Students from Dresden, Wallaceburg and all across the Lambton-Kent District School Board had the opportunity on Wednesday to listen, learn and be motivated by the first Canadian to walk in space.

Retired astronaut Col. Chris Hadfield provided the keynote address at the Specialist High Skills Major Conference, held in Hadfield’s hometown of Sarnia.

Set a goal, follow your dreams

Hadfield told the hundreds of students at the Sarnia Sports & Entertainment Centre about his long journey to becoming an astronaut, the hard work and dedication it took to realize his dream and an assortment of entertaining stories about his time in space.

“A rocket ship is just 10,000 inventions bolted together… there is no magic, there is not higher purpose of why it has to look that way,” Hadfield said during his speech.

“When you step out of the crew bus and you walk and look up at it, that is what I looked at, all that human invention. A whole bunch of specialists, a whole bunch of people with an interesting idea and each of them had invented one piece of it and somebody realized that if we can put all these ideas together it can take us to a place… we can do something with this that otherwise would be impossible.”

“You get in the elevator, you get up about 20 stories, then you get on your hands and knees and crawl into the space ship and worm your way around. We launch lying on our backs, in super tight harnesses strapped in and the clock ticks down, they close up the hatch and you are alone in the cockpit with your other crew members…. what do you think about? What does any of us think about as the clock is ticking down in its final minutes, to something really important. What astronauts think about is, ‘what is going to go wrong and how am I going to react to it.’ Things always go wrong, that’s normal. So what’s going to go wrong and am I ready for it. What is it going to look like and how am I going to react.”

“Right here on stage right now, what could go wrong. The lights might burn out, no big deal we’ve got ambient light. This microphone might quit, that’s okay we’ve got three backup microphones. The slides might stop, who cares we can keep talking. Everything in life is like that. What is it that you’re going to do, what is going to go wrong and what have you done to prepare for that to go wrong. When you’re lying on your back in your spaceship, that’s what you’re thinking about.”

Do what you love, love what you do

Lambton-Kent Composite School students in Sarnia, before Col. Chris Hadfield's speech.
Lambton-Kent Composite School students in Sarnia, before Col. Chris Hadfield’s speech.

Hadfield said he decided when he was nine-years-old living in Sarnia that he wanted to be an astronaut.

He then proceeded to dedicate his life to learning and striving towards becoming just that.

Hadfield proceeded to encourage the Lambton-Kent District School Board students to follow their dreams as well… and he provided them an exercise to practice themselves.

“Whenever you go into a bookstore, I would bet you don’t always go to every single section exactly the same,” Hadfield said.

“There is probably parts of the bookstore that you normally go to, whatever it is that is interesting to you. If the two of us were next to each other and we walked into a bookstore, within 30 seconds or so I would go off, and you would go off and what you are doing is going to the place that you like, the places that are interesting to you.”

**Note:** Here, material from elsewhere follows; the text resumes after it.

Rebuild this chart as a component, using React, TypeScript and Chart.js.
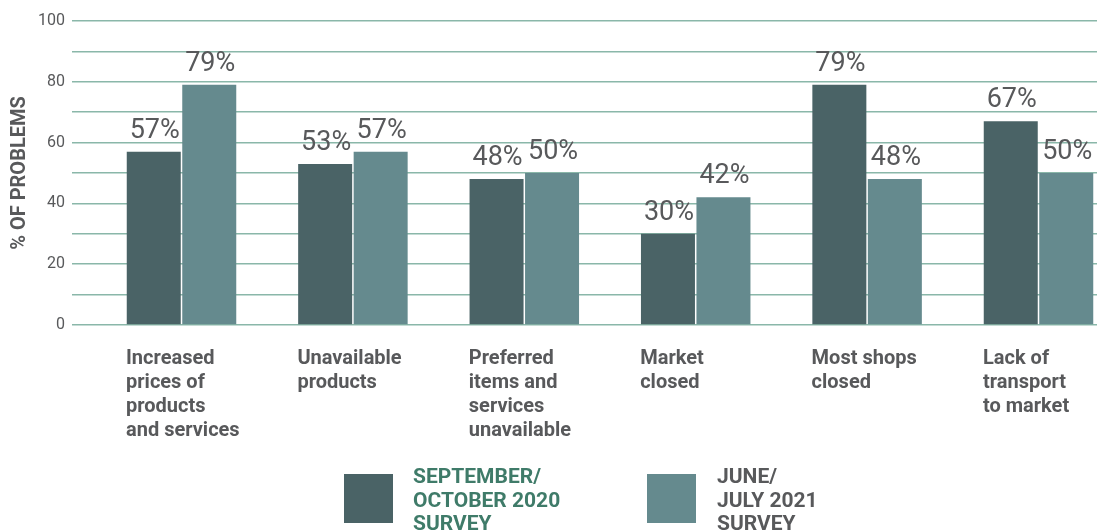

“What I recommend is, after you’ve been to a bookstore twice, notice where you went because that is sort of an indicator of what you’re actually interested in. Where your nature lies, where your heart is.

Hadfield recommended to look at the sections that you visited in the bookstore, and look into what careers could stem from those interests.

“If my life went perfectly, what could I be doing in those areas that interest me,” he said.

“The key is when you are a kid… dreaming about life it is really nice to set yourself some sort of distant goals of where you want this life you live to lead you because then it makes it easier to decide what to do next. If you have that goal, then it makes it a little easier to decide what to do this weekend… what books should I read, what skills don’t I have to become what I’m dreaming of.”

Hadfield said for him, he wanted to walk on the moon.

“Canada didn’t have astronauts, they didn’t even have a space agency but I thought if I was going to be an astronaut someday, what should I do,” he said.

“So, I read books about it… I knew astronauts flew in space, so I learned to fly. I can do that, so I joined the Air Cadets and I learned to fly. I went to school, I learned to scuba dive, learned to speak other languages. I tried to constantly increase my skills so that someday maybe, somebody would pick me to be an astronaut. Amazingly enough, I flew in space three times and was even the Commander of the world space ship and spent half a year off the planet, on board the International Space Station.”

Hadfield added: “I think it’s an important personal thing to go through, a definition of perfection, an impossible perfection in your life.”

Specialist High Skills Major program

The Specialist High Skills Major program provides students in Grades 11 and 12 in the Lambton-Kent District School Board with the opportunity to focus their secondary school studies on a particular sector of interest.

These sectors range from Agriculture to Arts and Culture and from Horticulture to Health and Wellness.

In addition to providing in-class training, the mandate of the SHSM Program is to also provide students with hands on workshops, training, and learning opportunities that will assist in preparing them for their chosen post secondary area of interest.

To address this mandate, the Lambton Kent District School Board hosted Wednesday’s conference in Sarnia.

The conference was designed to allow students to receive sector-specific instruction from industry experts, as well as to be inspired by the keynote address.